Since 2005, Tuija Seipell has been the editor of, one of the world's oldest and most-read culture and design blogs. Her insights and observations connect with millions of readers each month, and some of her Classic articles have earned more than 8 million views. The massive TCH newsletter subscriber list reads like the Who's Who of the global media, fashion, communications, design, architecture and lifestyle sectors.


Private Wine Cellar, Rasų Park, Vilnius, Lithuania

Those of us who see thousands of design and architecture projects each month are not easily impressed as we tend to see the same ideas over and over.

So, it is an exceptional delight when we see something that actually stops us and impresses in its visual impact and impeccable execution.

We suspect that even those that are truly well versed in wine cellar design would agree that the Lithuanian Steampunky wine bunker by Gabija Pažarskytė’s interior design studio Dizaino Virtuvė is rather impressive.

The wine cellar started as a dream of a father of a young family. According to the designer, the man dreamed of one day having his own wine cellar that would be based on a fantasy or illusion and that would give him a relaxed escape from reality.

His dream has now been realized and the 30 square-metre cellar contains almost 2000 bottles of wine and separate shelves for strong spirits and rare bottles.

The dark and gloomy bunker idea was not just something the designers came up with. It is based on the actual history of the site.

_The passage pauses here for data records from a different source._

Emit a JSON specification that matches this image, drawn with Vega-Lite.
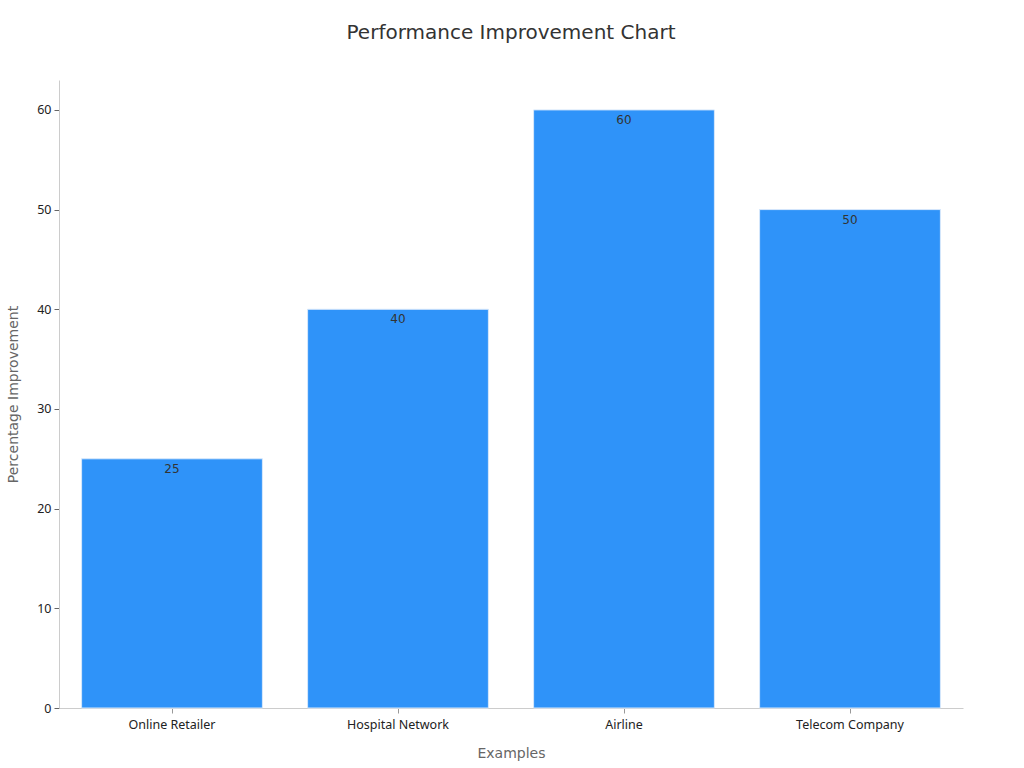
{
  "$schema": "https://vega.github.io/schema/vega-lite/v6.json",
  "width": 904,
  "height": 628,
  "autosize": "none",
  "padding": {"left": 59, "top": 80, "right": 61, "bottom": 60},
  "background": "white",
  "title": {
    "text": "Performance Improvement Chart",
    "font": "DejaVu Sans",
    "fontSize": 20,
    "fontWeight": "normal",
    "color": "#333333",
    "anchor": "middle",
    "offset": 37
  },
  "config": {"view": {"stroke": null}},
  "data": {
    "values": [
      {"example": "Online Retailer", "value": 25},
      {"example": "Hospital Network", "value": 40},
      {"example": "Airline", "value": 60},
      {"example": "Telecom Company", "value": 50}
    ]
  },
  "encoding": {
    "x": {
      "field": "example",
      "type": "nominal",
      "sort": null,
      "scale": {"paddingInner": 0.2, "paddingOuter": 0.1},
      "axis": {
        "title": "Examples",
        "titleFont": "DejaVu Sans",
        "titleFontSize": 14,
        "titleFontWeight": "normal",
        "titleColor": "#666666",
        "titlePadding": 16,
        "labelFont": "Noto Sans",
        "labelFontSize": 12.5,
        "labelColor": "#222222",
        "labelAngle": 0,
        "labelPadding": 5,
        "domainColor": "#cccccc",
        "tickColor": "#999999",
        "tickSize": 5,
        "grid": false
      }
    },
    "y": {
      "field": "value",
      "type": "quantitative",
      "scale": {"domain": [0, 63], "nice": false},
      "axis": {
        "title": "Percentage Improvement",
        "titleFont": "DejaVu Sans",
        "titleFontSize": 14,
        "titleFontWeight": "normal",
        "titleColor": "#666666",
        "titlePadding": 16,
        "labelFont": "Noto Sans",
        "labelFontSize": 12.5,
        "labelColor": "#222222",
        "labelPadding": 3,
        "values": [0, 10, 20, 30, 40, 50, 60],
        "domainColor": "#cccccc",
        "tickColor": "#666666",
        "tickSize": 5,
        "grid": false
      }
    }
  },
  "layer": [
    {
      "mark": {"type": "bar", "color": "#2f93f9", "stroke": "#d8e8fb", "strokeWidth": 1}
    },
    {
      "mark": {"type": "text", "baseline": "top", "dy": 5, "font": "DejaVu Sans", "fontSize": 12, "color": "#333333"},
      "encoding": {"text": {"field": "value", "type": "quantitative"}}
    }
  ]
}
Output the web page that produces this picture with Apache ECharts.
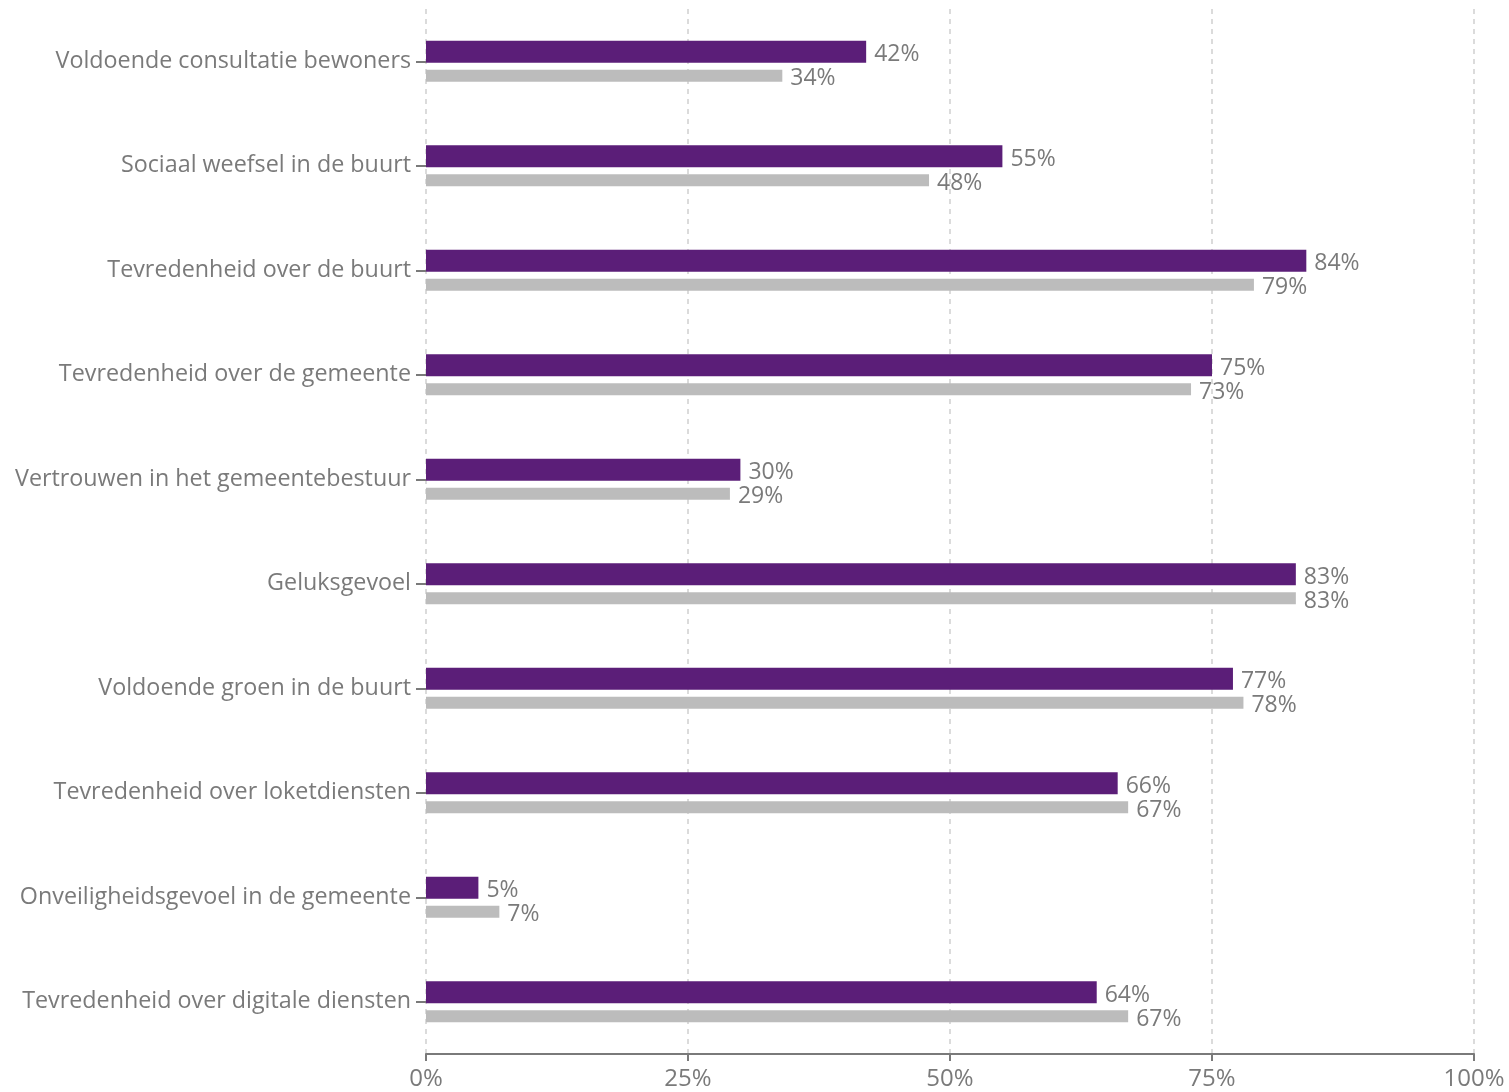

The bunkers for storing guns and other military ammunition were built by the Polish army in the middle of the 1920s and then taken over by the Soviets after WWII.

In 2015, a brand new housing project was created on the site by two local architecture studios Paleko Arch Studija and Plazma Architecturos Studija.

Eight of the 18 houses built on the site sit on top of the ammunition vaults and are elevated on stilts above them. Each owner o an elevated house also owns the bunker below.

So the designers of the wine cellar took their cues from this sinister military history and turned the cellar into a Steampunk-themed fantasy.

The vaulted ceiling is echoed in the metal arcs that also extend the length of the main space visually.

The central spot is occupied by a three-dimensional artwork – the shape of a man made of metal. One side of the main space is dedicated to this captain of the ship, the other side is left for his crew.

There is an overall feeling of submarine or subterranean enclosure with the different weathered and time-worn metal features – seats, metal basin, pipes and marine detailing – adding to the otherworldly feel. This is definitely an escape from reality. With a great deal of wine to go with it, of course.